Tauranga City Council commissioner chairwoman Anne Tolley thought she was prepared to deal with the city's issues but has since revealed, "it's worse than I thought".
Tolley was joined by fellow commissioners Bill Wasley, Shadrach Rolleston and Stephen Selwood in the council's second formal meeting for the year yesterday.
As part of the meeting, the commissioners and staff held a public workshop to discuss issues that likely need addressing in the draft Long-term Plan 2021-2031.
In the meeting, several senior staff referred to a consistent lack of investment in key amenities and infrastructure projects and revealed saturated roading networks or deteriorating facilities and housing supply as a result.
Outside the meeting, Tolley told the Bay of Plenty Times the assessment of the city's situation was "very sobering".
"The level of service is way down the bottom and community facilities; this is a major city in New Zealand and yet the last major facility built was Baypark (in 2005). So an enormous effort is needed, on behalf of ratepayers, to bring that up to standard as well as being able to design around the growth that's happening.
"Tauranga will continue to grow, that's made our job terribly difficult."
When asked if she was surprised by what staff had presented in the meeting, Tolley said "yes, it's worse than I thought".
"I knew there were issues but I didn't realise how widespread they were.

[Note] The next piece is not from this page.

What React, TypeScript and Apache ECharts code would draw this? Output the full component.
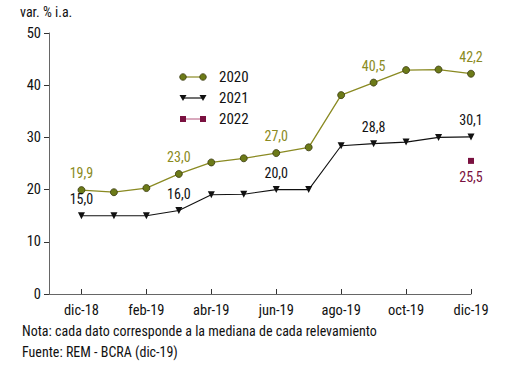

"We've got to make some hard decisions. These decisions, many of them should have been made 10 years ago but we will make a start."
Wasley said not only did they have to play "catch up" with several city issues but they also needed to cater for the city's growth.
Rolleston agreed that "yes, we have to catch up" but the city also needed to think about what the community needed in the future.
Selwood said Tauranga was paying the price of past inaction.
"Too often, I think, the decisions that were made in the past has been focused on financial dollars and not enough on what's the payback, the benefit to the community.
"Unfortunately, we've had so much underinvestment, we are now in this situation. Now we are playing catch up. We all have to face up to that. I think that is an important thing for everyone to understand; It's time to draw a line in the sand and start to invest now and in the future."
In response to the commissioners' claims of underinvestment, former Tauranga mayor Greg Brownless said it was not the job of councils to put into growth infrastructure.
Brownless reigned from 2016 to 2019 and said such funding should come from developers.
"Plenty of money has been collected by rates. I think the issue is more of 'who should pay for that growth' and in my opinion existing ratepayers should not be plundered to pay for growth."
Stuart Crosby, Tauranga mayor from 2004 to 2016, said he would like the opportunity to sit down with the commissioners, in response to their comments.
"They're getting a lot of information in a short period of time, but they weren't there. They didn't know the information we got or why and how we made those decisions.
"My analysis is the decisions made up until probably four or five years ago cater for growth and that's obvious by the growth that has happened."
Speaking as president of Local Government New Zealand, Crosby said the issue of a community's capacity to pay had become a nationwide one.